• [Task description]:
Only the lines from the start of the data to the line containing "v in y_ticks])", both included, should be output, exactly and without pictures.
▬▬▬
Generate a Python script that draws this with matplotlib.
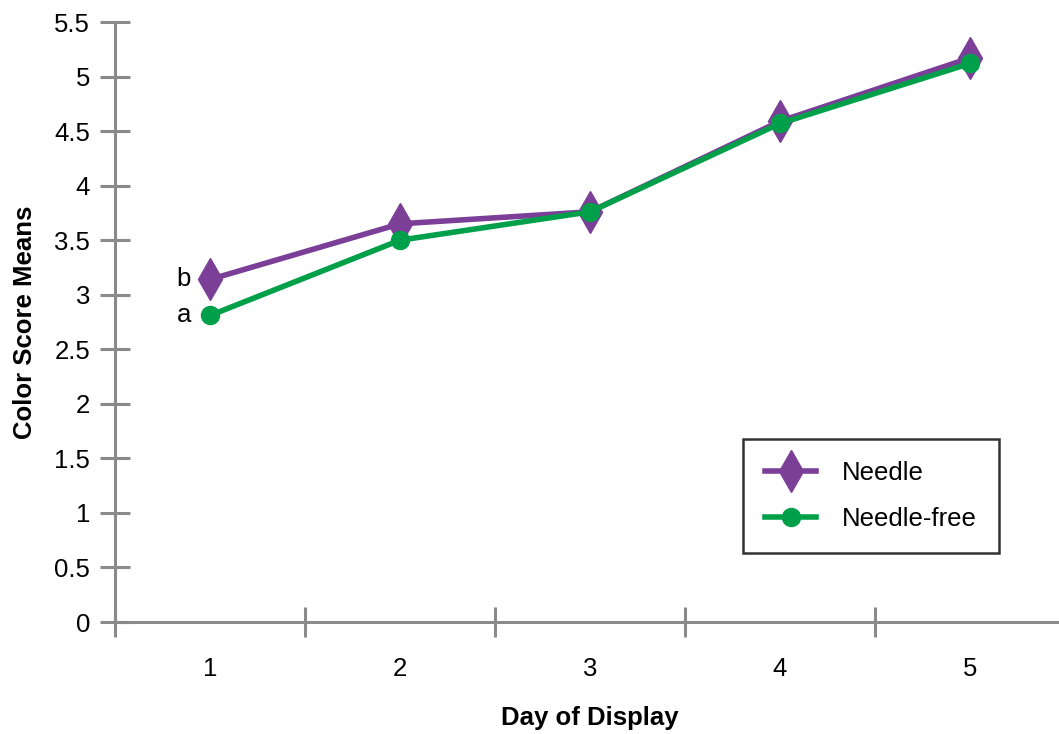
import matplotlib.pyplot as plt

plt.rcParams['font.family'] = ['Liberation Sans', 'DejaVu Sans']

days = [1, 2, 3, 4, 5]
needle = [3.14, 3.65, 3.76, 4.59, 5.17]
needle_free = [2.81, 3.50, 3.76, 4.57, 5.12]
y_ticks = [0, 0.5, 1, 1.5, 2, 2.5, 3, 3.5, 4, 4.5, 5, 5.5]

purple = '#7B3F98'
green = '#00A04A'
grey = '#8a8a8a'
fs = 18.5

fig = plt.figure(figsize=(10.59, 7.34), dpi=100)
ax = fig.add_axes([115 / 1059, 1 - 622 / 734, 950 / 1059, 600 / 734])

ax.plot(days, needle, color=purple, lw=4, marker='d', ms=21, label='Needle', zorder=3)
ax.plot(days, needle_free, color=green, lw=4, marker='o', ms=13, label='Needle-free', zorder=4)

ax.text(0.9, needle[0], 'b', fontsize=fs, ha='right', va='center')
ax.text(0.9, needle_free[0], 'a', fontsize=fs, ha='right', va='center')

ax.set_xlim(0.5, 5.5)
ax.set_ylim(0, 5.5)
ax.set_yticks(y_ticks)
ax.set_yticklabels([f'{v:g}' for v in y_ticks])

# ticks sit at category boundaries, labels at centres
ax.set_xticks([0.5, 1.5, 2.5, 3.5, 4.5])
ax.set_xticklabels([])
ax.set_xticks(days, minor=True)
ax.set_xticklabels([str(d) for d in days], minor=True)
ax.tick_params(axis='x', which='minor', length=0, pad=25, labelsize=fs)
ax.tick_params(axis='x', which='major', direction='inout', length=22, width=2.2, color=grey)
ax.tick_params(axis='y', direction='inout', length=22, width=2.2, color=grey, pad=7, labelsize=fs)

for s in ['top', 'right']:
    ax.spines[s].set_visible(False)
for s in ['left', 'bottom']:
    ax.spines[s].set_color(grey)
    ax.spines[s].set_linewidth(2.2)

ax.set_xlabel('Day of Display', fontsize=fs, fontweight='bold', labelpad=18)
ax.set_ylabel('Color Score Means', fontsize=fs, fontweight='bold', labelpad=12)

leg = ax.legend(loc='lower left', bbox_to_anchor=(628 / 950, 69 / 600), fontsize=fs,
                frameon=True, fancybox=False, edgecolor='black', handlelength=2.0,
                borderpad=0.85, labelspacing=0.85, handletextpad=1.0, borderaxespad=0)
leg.get_frame().set_linewidth(1.8)

fig.savefig('out.png', dpi=100)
▬▬▬
• [Answer below]:
Generate a Python script that draws this with matplotlib.
import matplotlib.pyplot as plt

plt.rcParams['font.family'] = ['Liberation Sans', 'DejaVu Sans']

days = [1, 2, 3, 4, 5]
needle = [3.14, 3.65, 3.76, 4.59, 5.17]
needle_free = [2.81, 3.50, 3.76, 4.57, 5.12]
y_ticks = [0, 0.5, 1, 1.5, 2, 2.5, 3, 3.5, 4, 4.5, 5, 5.5]

purple = '#7B3F98'
green = '#00A04A'
grey = '#8a8a8a'
fs = 18.5

fig = plt.figure(figsize=(10.59, 7.34), dpi=100)
ax = fig.add_axes([115 / 1059, 1 - 622 / 734, 950 / 1059, 600 / 734])

ax.plot(days, needle, color=purple, lw=4, marker='d', ms=21, label='Needle', zorder=3)
ax.plot(days, needle_free, color=green, lw=4, marker='o', ms=13, label='Needle-free', zorder=4)

ax.text(0.9, needle[0], 'b', fontsize=fs, ha='right', va='center')
ax.text(0.9, needle_free[0], 'a', fontsize=fs, ha='right', va='center')

ax.set_xlim(0.5, 5.5)
ax.set_ylim(0, 5.5)
ax.set_yticks(y_ticks)
ax.set_yticklabels([f'{v:g}' for v in y_ticks])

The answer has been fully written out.